# [AIM OF THE EXERCISE]
Collect all lines from the listing that include the string "React".

# [DATA EXCERPT]
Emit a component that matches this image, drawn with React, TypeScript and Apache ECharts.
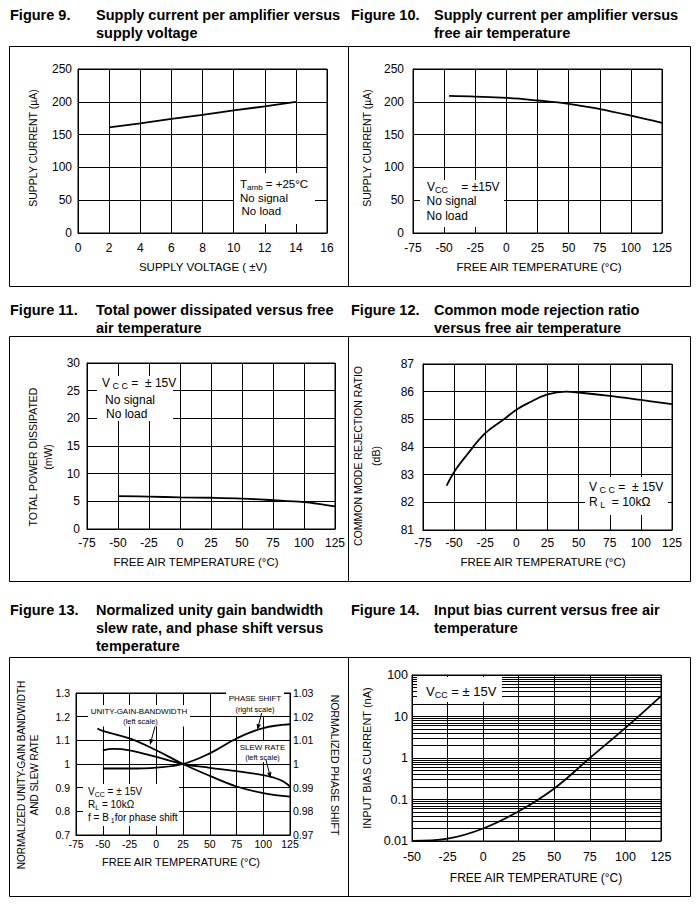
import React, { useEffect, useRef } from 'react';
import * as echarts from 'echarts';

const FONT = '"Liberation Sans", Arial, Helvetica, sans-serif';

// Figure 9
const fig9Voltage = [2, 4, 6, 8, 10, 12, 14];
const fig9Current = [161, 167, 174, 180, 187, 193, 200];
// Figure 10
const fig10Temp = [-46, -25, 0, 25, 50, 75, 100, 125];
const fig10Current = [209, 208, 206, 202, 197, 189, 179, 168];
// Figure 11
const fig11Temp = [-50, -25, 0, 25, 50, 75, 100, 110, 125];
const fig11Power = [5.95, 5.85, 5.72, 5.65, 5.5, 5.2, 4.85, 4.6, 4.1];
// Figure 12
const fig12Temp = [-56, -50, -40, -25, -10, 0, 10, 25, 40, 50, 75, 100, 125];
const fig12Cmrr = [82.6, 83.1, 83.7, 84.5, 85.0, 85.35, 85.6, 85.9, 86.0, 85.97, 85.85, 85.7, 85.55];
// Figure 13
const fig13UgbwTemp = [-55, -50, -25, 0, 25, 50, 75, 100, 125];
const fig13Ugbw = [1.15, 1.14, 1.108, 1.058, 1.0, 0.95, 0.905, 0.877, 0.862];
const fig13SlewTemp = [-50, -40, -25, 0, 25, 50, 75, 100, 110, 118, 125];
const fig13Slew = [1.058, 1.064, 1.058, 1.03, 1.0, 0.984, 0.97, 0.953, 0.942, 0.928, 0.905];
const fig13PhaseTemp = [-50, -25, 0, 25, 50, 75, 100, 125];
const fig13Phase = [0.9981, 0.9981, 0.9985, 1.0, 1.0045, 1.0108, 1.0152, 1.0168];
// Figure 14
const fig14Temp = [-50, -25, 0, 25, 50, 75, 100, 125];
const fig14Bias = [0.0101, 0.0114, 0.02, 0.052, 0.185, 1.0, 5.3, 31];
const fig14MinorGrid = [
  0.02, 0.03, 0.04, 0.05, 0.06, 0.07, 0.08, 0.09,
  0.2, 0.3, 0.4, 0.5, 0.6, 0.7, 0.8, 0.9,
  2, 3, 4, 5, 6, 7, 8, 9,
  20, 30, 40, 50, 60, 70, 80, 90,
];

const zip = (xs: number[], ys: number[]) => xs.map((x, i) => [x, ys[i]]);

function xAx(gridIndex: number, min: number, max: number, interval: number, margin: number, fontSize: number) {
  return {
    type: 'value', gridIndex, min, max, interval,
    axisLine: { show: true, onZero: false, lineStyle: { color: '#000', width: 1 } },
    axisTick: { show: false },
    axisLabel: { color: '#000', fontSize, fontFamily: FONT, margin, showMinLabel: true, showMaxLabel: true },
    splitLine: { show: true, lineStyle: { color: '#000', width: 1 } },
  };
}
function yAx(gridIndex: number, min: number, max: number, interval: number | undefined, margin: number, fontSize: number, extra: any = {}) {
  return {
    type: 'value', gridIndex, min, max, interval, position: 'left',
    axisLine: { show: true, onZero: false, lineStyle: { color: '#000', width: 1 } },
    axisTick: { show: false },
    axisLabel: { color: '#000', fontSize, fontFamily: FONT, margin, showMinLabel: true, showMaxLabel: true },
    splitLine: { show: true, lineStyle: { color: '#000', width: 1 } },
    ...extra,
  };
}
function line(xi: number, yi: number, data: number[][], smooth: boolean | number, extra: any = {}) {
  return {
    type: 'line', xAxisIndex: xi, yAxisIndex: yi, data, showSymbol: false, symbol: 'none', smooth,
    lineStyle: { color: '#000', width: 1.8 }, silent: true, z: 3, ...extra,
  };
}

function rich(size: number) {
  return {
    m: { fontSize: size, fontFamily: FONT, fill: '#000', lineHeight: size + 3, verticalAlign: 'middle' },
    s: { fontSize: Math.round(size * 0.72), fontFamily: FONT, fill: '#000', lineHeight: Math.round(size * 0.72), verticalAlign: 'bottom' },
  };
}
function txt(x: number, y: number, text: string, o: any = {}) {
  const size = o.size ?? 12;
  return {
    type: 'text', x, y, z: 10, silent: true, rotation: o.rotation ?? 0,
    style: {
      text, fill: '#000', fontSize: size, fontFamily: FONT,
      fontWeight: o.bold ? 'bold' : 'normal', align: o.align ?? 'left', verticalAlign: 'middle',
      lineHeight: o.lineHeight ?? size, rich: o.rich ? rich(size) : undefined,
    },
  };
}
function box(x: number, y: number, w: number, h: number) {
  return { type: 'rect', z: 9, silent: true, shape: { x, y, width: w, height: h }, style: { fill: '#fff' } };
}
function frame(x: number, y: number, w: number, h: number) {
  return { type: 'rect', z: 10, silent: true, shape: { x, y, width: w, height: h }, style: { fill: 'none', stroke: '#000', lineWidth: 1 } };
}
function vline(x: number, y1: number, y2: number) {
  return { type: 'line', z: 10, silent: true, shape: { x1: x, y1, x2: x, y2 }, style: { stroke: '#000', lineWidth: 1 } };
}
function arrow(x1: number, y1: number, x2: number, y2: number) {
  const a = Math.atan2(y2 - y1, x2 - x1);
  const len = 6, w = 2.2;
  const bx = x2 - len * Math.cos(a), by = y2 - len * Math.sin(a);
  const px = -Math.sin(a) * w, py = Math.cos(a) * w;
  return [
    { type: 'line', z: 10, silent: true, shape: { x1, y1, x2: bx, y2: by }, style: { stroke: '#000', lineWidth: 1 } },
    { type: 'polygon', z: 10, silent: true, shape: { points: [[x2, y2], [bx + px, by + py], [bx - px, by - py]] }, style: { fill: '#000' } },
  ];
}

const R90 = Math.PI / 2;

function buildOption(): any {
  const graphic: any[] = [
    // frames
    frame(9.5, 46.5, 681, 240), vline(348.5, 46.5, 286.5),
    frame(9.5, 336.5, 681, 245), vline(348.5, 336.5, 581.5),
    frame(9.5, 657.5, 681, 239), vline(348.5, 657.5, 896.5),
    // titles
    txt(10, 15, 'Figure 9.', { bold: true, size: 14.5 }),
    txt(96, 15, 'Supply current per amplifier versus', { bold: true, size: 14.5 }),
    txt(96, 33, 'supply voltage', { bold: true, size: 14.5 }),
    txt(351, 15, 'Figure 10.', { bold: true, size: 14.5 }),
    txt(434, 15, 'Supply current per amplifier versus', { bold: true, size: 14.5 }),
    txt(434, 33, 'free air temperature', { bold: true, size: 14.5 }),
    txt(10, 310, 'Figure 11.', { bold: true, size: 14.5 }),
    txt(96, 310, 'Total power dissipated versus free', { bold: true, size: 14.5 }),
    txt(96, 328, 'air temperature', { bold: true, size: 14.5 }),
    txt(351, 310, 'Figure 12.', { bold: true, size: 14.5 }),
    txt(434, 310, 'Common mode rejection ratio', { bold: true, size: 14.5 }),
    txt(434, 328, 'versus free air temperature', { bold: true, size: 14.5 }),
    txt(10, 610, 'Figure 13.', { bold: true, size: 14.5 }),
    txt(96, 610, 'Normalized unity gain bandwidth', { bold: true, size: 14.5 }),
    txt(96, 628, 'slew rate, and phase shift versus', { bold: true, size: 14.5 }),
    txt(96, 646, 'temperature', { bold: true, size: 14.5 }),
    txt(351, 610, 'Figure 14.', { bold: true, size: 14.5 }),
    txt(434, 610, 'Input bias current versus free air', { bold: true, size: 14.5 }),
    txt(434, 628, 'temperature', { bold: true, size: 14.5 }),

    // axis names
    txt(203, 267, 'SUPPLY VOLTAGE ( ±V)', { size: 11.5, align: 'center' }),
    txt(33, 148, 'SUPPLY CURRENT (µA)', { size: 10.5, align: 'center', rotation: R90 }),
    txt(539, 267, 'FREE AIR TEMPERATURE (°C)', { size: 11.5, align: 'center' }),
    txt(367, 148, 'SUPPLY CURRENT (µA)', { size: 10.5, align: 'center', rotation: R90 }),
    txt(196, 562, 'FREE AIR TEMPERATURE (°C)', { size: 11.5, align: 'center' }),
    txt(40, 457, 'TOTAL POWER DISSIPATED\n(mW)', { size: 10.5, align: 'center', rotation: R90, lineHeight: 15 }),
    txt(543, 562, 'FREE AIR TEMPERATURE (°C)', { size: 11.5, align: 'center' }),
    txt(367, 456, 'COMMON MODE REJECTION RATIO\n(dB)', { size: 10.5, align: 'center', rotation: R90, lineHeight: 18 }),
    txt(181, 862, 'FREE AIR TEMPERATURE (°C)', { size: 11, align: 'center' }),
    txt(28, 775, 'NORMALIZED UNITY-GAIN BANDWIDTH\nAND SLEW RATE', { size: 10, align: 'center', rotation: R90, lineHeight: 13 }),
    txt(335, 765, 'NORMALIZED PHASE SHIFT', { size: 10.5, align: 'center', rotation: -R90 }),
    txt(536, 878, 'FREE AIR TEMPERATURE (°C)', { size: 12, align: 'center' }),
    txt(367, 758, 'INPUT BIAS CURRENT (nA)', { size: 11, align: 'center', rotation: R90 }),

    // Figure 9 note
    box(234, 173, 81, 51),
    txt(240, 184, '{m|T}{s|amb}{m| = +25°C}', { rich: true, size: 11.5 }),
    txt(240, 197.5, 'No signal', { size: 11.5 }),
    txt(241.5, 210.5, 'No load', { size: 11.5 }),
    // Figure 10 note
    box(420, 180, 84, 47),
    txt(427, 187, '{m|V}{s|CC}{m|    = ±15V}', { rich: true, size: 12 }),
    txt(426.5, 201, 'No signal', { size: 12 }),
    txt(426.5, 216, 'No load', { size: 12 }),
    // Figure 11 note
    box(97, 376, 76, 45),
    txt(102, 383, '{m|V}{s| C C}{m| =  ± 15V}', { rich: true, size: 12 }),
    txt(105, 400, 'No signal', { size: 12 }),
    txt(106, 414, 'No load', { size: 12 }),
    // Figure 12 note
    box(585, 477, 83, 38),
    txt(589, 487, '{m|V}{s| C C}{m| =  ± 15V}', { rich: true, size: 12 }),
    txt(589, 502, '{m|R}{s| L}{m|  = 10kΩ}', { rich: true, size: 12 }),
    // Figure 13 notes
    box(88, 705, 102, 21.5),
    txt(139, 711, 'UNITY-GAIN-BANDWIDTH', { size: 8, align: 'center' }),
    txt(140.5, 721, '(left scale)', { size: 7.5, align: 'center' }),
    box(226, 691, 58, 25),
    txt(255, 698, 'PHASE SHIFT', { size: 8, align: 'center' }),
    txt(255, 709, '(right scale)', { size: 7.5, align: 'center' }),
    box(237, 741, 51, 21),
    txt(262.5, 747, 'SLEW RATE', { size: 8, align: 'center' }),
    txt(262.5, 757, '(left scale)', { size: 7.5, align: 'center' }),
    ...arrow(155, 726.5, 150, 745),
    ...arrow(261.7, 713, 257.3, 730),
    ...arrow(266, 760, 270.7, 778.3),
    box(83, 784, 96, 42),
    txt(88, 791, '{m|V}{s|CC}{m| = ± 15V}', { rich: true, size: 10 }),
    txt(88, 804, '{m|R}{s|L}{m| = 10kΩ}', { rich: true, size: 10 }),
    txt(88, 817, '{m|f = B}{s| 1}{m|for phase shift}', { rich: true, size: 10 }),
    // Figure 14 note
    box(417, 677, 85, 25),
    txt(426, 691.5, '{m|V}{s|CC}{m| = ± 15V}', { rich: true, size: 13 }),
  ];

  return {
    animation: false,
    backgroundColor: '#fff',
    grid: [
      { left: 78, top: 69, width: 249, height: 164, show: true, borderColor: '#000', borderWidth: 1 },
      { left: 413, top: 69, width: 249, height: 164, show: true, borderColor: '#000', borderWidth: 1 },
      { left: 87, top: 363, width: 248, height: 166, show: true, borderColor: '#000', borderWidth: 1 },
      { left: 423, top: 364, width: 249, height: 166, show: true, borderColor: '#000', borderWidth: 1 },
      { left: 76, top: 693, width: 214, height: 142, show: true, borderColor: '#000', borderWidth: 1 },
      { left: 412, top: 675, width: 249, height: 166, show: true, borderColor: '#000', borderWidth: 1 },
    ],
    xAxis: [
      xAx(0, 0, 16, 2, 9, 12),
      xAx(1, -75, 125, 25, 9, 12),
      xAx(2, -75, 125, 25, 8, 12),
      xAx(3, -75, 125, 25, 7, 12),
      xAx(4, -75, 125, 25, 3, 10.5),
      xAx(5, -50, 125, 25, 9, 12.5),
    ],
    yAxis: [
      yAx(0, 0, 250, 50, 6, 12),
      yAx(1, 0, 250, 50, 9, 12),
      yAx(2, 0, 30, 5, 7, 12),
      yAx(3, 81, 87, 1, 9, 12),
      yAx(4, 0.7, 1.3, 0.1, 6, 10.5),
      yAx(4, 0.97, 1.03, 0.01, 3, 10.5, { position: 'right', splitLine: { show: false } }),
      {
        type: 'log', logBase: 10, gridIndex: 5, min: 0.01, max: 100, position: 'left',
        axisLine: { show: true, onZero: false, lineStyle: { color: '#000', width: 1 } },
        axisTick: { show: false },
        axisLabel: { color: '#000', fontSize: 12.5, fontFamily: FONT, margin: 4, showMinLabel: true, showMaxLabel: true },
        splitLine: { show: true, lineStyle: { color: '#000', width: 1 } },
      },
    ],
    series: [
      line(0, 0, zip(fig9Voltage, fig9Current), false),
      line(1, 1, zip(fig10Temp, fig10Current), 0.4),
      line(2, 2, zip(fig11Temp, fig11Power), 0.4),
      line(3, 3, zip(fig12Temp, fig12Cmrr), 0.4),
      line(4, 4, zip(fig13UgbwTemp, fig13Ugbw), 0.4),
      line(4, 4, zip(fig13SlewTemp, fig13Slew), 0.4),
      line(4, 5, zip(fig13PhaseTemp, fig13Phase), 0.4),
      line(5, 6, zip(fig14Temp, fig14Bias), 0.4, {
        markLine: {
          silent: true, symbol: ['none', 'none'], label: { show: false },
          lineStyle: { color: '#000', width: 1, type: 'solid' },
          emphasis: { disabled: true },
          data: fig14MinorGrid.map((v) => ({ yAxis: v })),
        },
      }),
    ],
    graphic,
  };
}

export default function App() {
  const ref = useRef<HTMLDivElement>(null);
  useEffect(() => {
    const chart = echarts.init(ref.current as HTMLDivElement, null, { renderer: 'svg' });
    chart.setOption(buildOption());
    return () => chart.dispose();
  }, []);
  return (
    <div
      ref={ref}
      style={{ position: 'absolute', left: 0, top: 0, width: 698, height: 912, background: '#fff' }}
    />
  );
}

# [TASK ANSWER]
Emit a component that matches this image, drawn with React, TypeScript and Apache ECharts.
import React, { useEffect, useRef } from 'react';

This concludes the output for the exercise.